Mas esses sites são restritos e têm um sistema de proteção contra invasões bem seguro. A maioria exige um cadastro para a navegação, como as páginas Inferno. Além das lições básicas, esses sites oferecem donwloads de programas, livros e arquivos hackers, jogos, vídeos, arquivos de música em MP3, shows de bandas de rock e até pornografia. Mas é preciso ter cuidado ao acessar algumas páginas, que podem enviar vírus para o computador do internauta assim que é acessada. Um exemplo é o site chamado Hackers Ninja Home Page. Esta página pode infestar o computador com o vírus j.s.exception.exploit.

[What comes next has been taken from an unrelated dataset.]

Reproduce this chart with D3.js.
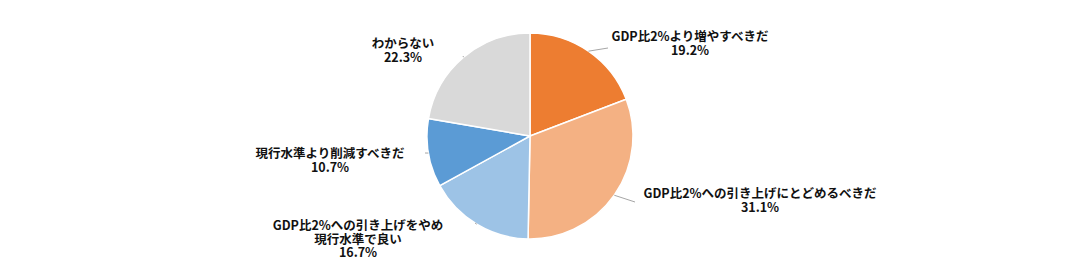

Os hackers brasileiros também são bem conceituados internacionalmente. As páginas brasileiras estão em segundo lugar no ranking de invasões, segundo o site www.alldas.org, que faz o registro de páginas invadidas na Internet. Mas os números não são muito confiáveis porque quem envia a notificação são os próprios invasores. Empresas atingidas evitam divulgar as invasões porque acabam denunciando as próprias falhas de segurança. O brasileiro Rinaldo Ribeiro é tetracampeão mundial de invasão de sistemas em campeonato promovido pelo instituto de segurança Sans. Hoje Ribeiro trabalha na empresa de segurança Módulo.
A absorção dos hackers pelo mercado de trabalho na área de segurança é um caminho para os que se destacam. O conhecimento adquirido acaba sendo usado profissionalmente com boa remuneração. Há um grande mercado de serviços de empresas que vendem a proteção dos sistemas de computadores e no caso da Sans, até promove campeonato entre hackers. É uma boa forma de propagar os perigos de um sistema sem segurança e de incentivar as invasões para se criar a necessidade do produto. Esta lei de mercado cibernético também vale para as grandes empresas que fabricam programas antivírus e se beneficiam da imensa quantidade de novos vírus produzidos mensalmente em escala mundial.